La vicenda passata sotto il vaglio della Cassazione riguardava un uomo accusato di atti persecutori per aver offeso, minacciato e molestato, con condotte reiterate, una donna e i suoi familiari, mediante post pubblicati su un social network.
La fattispecie di atti persecutori di cui all'art.
612 bis c.p., anche detta
stalking, consiste in un
reato abituale, in quanto si concretizza mediante il compimento di
condotte reiterate, con cui l'autore molesta o minaccia una persona, cagionandole un
perdurante e grave stato di ansia o di paura, oppure un
fondato timore per l'incolumità propria, di un prossimo congiunto o di una persona a lei legata, tale da costringerla ad
alterare le proprie abitudini di vita.
Già i giudici di
merito avevano constatato che nel caso in esame la vittima versava in uno stato di ansia e tensione, condizione che prescinde dall'accertamento di un vero e proprio stato patologico e per la quale non è necessario un accertamento per mezzo di una
perizia medica; infatti, il
giudice può autonomamente rilevare come la
condotta abbia inciso sull’equilibrio psichico della vittima anche basandosi sulle
massime d’esperienza.
Già in più occasioni la giurisprudenza ha evidenziato che, ai fini della configurabilità del reato di stalking, non è necessario che la vittima descriva puntualmente tutte le condotte dell’autore, ma è sufficiente che gli atti ritenuti persecutori (minacce, molestie e insulti alla persona offesa) producano un effetto destabilizzante nella psiche della vittima e vadano ad incidere sul suo stile di vita e sulla sua serenità.

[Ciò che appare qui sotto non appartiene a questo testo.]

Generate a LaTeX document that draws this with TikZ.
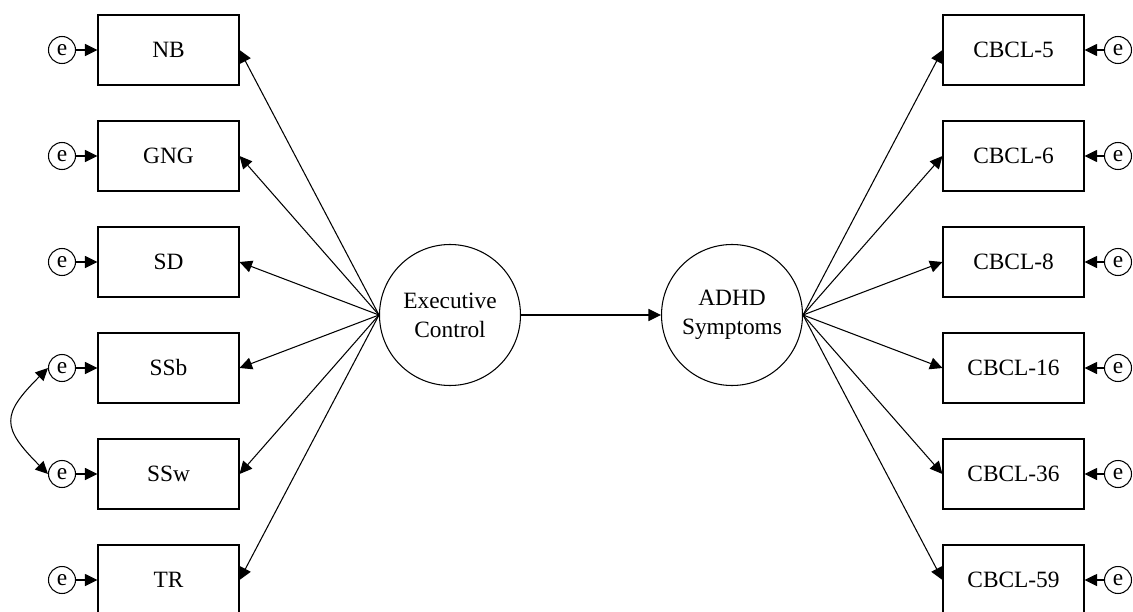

Tale fattispecie, infatti, differisce dal reato di
lesioni di cui all’art.
582 c.p., nel quale l’evento è configurabile sia come
malattia fisica che come malattia psicologica.
La prova del
danno, ossia del grave e perdurante stato di ansia o di paura provocato nei confronti della vittima, può essere ricavata sia dalle dichiarazioni di quest’ultima, che dai suoi comportamenti successivi alla condotta dell'agente. Bisognerà inoltre valutare la condotta stessa, considerando sia la sua potenziale idoneità a causare l’evento, sia la sua essenza in concreto, in relazione al luogo ed al tempo in cui è stata posta in essere.
Nel caso in esame, era stato rilevato che la vittima era stata costretta a
modificare le proprie abitudini di vita e a ricorrere spesso all'aiuto di amici per farsi accompagnare a casa; aveva poi dovuto installare un blocco delle chiamate in entrata nel suo telefono e si doveva continuamente giustificare, anche a lavoro, per le continue diffamazioni compiute dall'
imputato nei suoi confronti sui social network.
Date queste premesse, la
Corte di Cassazione, con la
sentenza n. 45141/2019, ha stabilito che la condotta in esame, essendo stata idonea ad
impedire alla vittima di condurre una vita normale, configurava reato di stalking.